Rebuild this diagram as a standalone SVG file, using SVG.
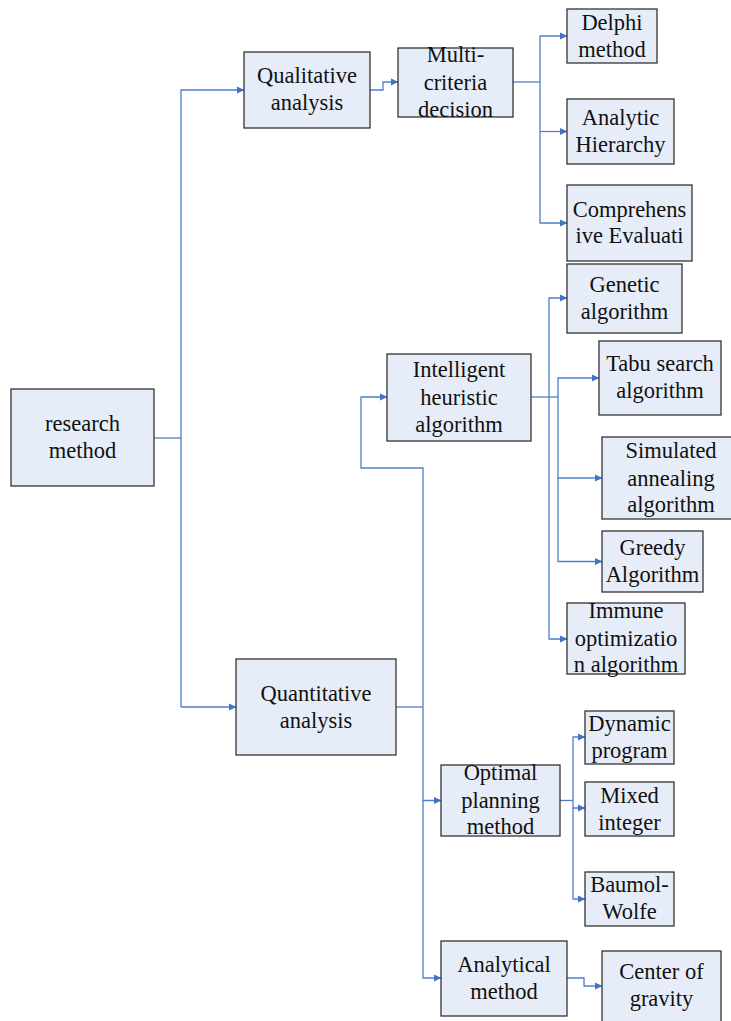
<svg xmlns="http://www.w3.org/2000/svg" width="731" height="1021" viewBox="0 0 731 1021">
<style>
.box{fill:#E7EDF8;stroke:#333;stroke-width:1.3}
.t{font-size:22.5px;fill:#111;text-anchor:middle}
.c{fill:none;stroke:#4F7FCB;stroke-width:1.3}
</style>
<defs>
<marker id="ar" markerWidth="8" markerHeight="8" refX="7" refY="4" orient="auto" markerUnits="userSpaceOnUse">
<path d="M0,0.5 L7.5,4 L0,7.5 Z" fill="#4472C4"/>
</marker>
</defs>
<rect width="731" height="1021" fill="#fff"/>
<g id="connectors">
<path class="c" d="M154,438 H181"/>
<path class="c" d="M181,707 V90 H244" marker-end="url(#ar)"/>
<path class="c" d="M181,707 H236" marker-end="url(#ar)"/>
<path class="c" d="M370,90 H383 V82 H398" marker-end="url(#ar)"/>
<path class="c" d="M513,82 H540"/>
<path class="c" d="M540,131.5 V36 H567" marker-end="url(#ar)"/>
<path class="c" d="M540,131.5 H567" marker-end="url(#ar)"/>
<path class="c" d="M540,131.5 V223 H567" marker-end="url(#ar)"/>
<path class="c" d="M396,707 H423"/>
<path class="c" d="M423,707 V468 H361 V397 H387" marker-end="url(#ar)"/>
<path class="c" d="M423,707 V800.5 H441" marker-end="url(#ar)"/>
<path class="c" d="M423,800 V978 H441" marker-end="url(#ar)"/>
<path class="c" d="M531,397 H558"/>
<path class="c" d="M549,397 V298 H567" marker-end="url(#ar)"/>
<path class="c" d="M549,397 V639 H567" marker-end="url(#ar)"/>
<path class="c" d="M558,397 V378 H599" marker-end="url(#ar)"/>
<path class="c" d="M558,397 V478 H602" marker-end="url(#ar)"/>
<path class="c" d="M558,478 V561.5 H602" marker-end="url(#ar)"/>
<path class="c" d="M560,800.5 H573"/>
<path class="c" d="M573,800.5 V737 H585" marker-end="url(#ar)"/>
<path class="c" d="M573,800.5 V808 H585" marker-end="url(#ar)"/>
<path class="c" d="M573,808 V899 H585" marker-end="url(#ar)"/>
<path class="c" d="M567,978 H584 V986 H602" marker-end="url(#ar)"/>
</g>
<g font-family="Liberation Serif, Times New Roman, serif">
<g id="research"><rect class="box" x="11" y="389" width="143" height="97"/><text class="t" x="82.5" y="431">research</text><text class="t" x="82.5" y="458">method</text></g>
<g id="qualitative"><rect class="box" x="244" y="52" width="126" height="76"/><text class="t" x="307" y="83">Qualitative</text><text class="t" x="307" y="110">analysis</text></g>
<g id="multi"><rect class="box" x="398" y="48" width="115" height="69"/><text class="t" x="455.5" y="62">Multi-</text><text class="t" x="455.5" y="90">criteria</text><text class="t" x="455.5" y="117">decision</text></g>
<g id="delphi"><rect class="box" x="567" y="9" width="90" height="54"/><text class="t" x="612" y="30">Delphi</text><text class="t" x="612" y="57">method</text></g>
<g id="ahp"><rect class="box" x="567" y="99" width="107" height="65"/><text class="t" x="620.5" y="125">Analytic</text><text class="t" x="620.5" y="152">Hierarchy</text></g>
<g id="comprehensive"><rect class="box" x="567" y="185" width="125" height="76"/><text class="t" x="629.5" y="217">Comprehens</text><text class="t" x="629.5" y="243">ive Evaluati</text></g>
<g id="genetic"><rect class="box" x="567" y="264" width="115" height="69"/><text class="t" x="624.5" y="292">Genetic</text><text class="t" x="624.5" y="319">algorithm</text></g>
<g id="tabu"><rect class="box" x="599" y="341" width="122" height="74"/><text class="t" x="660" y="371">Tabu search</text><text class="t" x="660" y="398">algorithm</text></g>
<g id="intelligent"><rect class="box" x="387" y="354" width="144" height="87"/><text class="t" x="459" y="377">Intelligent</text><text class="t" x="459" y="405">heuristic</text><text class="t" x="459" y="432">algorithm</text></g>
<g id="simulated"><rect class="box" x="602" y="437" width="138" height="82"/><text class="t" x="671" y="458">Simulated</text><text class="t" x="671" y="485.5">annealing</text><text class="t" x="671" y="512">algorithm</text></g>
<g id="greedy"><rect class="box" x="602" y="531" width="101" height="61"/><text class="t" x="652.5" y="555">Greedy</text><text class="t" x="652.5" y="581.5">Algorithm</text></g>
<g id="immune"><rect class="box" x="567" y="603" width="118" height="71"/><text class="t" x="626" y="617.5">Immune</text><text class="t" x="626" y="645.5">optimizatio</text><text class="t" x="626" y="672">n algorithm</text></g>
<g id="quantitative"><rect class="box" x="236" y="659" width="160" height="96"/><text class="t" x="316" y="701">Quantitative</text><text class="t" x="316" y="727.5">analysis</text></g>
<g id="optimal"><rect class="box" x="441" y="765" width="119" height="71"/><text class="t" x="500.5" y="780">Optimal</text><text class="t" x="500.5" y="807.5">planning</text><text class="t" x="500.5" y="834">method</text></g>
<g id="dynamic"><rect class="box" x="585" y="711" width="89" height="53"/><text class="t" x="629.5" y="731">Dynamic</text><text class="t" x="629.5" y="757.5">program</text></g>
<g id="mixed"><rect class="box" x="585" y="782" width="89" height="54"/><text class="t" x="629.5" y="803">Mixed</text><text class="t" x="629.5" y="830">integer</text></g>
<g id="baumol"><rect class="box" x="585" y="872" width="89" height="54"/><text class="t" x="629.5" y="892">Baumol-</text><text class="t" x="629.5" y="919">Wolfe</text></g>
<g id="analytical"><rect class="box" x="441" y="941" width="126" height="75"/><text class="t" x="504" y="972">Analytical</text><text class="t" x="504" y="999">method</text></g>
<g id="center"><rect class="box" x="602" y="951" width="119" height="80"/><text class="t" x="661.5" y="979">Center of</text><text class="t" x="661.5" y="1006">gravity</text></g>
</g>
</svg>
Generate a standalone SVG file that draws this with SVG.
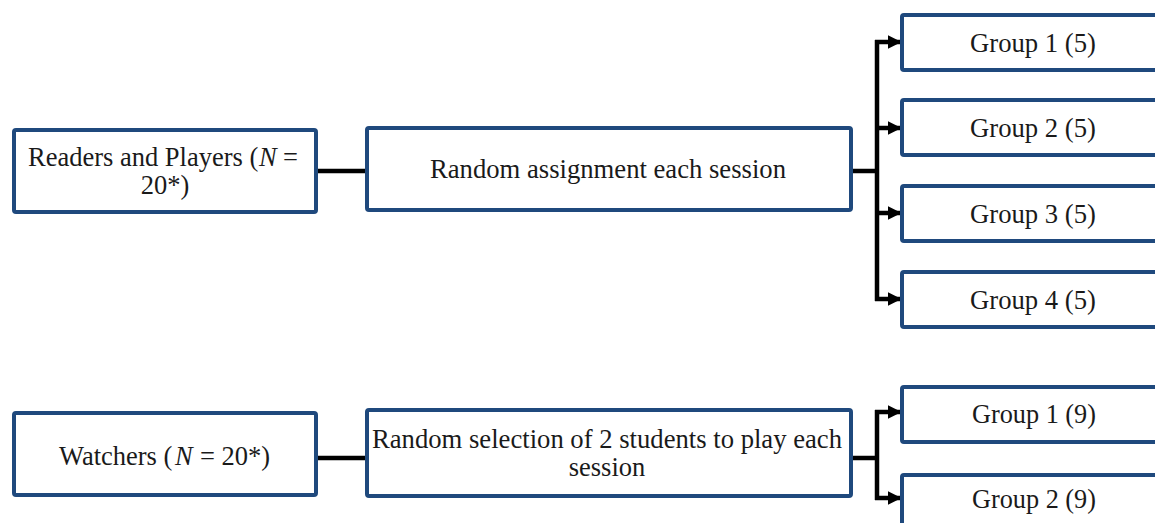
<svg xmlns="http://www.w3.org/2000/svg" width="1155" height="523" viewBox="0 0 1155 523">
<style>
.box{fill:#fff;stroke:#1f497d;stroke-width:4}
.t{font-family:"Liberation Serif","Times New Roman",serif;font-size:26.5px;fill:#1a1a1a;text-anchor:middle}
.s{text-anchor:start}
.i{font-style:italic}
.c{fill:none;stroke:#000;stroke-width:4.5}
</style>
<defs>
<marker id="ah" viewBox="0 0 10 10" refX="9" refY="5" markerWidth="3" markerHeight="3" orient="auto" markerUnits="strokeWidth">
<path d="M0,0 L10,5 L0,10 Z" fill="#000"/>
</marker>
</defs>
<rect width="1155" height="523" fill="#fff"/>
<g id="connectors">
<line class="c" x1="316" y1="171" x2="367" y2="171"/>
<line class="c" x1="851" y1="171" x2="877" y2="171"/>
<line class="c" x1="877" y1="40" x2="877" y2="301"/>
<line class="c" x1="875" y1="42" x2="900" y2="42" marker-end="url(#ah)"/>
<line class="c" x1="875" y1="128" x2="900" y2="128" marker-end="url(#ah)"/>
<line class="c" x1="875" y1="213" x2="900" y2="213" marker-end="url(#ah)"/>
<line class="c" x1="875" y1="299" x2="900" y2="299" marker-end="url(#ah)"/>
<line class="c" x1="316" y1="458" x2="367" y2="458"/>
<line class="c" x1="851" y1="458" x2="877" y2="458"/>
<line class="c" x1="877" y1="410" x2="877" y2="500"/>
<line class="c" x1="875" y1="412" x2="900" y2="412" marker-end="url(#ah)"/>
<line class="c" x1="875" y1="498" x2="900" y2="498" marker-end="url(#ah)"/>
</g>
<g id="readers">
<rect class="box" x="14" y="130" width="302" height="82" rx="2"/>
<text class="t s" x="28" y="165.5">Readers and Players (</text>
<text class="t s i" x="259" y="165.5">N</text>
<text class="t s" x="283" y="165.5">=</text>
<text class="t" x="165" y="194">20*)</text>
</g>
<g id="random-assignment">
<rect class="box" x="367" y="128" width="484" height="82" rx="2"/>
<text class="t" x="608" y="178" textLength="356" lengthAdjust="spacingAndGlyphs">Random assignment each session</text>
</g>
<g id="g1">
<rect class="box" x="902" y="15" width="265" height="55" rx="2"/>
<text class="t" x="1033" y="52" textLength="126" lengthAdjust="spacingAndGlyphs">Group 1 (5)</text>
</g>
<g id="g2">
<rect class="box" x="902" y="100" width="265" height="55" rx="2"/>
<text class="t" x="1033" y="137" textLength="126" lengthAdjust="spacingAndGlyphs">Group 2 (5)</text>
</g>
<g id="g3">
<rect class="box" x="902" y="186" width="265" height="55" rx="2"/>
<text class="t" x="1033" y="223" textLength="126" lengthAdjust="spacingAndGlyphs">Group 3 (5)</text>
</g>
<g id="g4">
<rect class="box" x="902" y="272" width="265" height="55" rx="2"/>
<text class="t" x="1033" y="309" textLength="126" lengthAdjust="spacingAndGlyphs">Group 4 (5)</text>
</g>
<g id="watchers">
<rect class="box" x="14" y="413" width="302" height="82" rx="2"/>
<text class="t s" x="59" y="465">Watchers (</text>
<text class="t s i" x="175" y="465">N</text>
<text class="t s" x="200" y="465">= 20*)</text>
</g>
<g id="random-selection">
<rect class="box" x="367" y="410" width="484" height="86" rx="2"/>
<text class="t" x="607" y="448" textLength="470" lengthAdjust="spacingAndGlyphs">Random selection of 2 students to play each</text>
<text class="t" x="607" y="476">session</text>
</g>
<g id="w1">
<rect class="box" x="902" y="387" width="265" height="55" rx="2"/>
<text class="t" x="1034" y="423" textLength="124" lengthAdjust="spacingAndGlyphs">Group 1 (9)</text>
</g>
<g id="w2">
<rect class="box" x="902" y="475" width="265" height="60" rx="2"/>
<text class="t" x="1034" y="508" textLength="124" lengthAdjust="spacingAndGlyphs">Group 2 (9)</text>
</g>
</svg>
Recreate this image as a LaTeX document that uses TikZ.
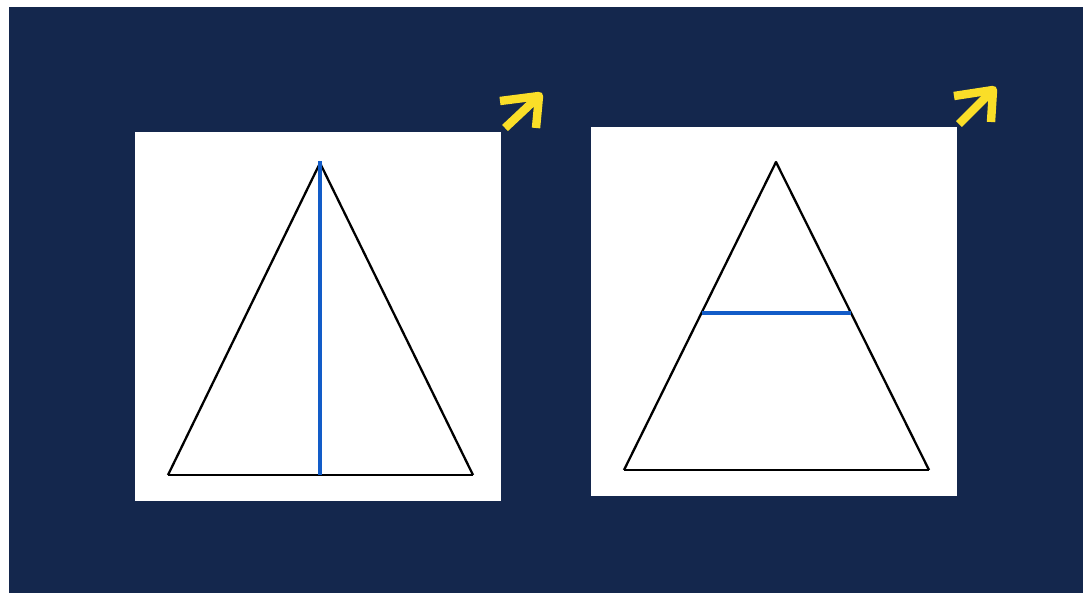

......

Identify how many lines in the entries above include the string "file", then state that number alone.

▶ **Solved problem**: 2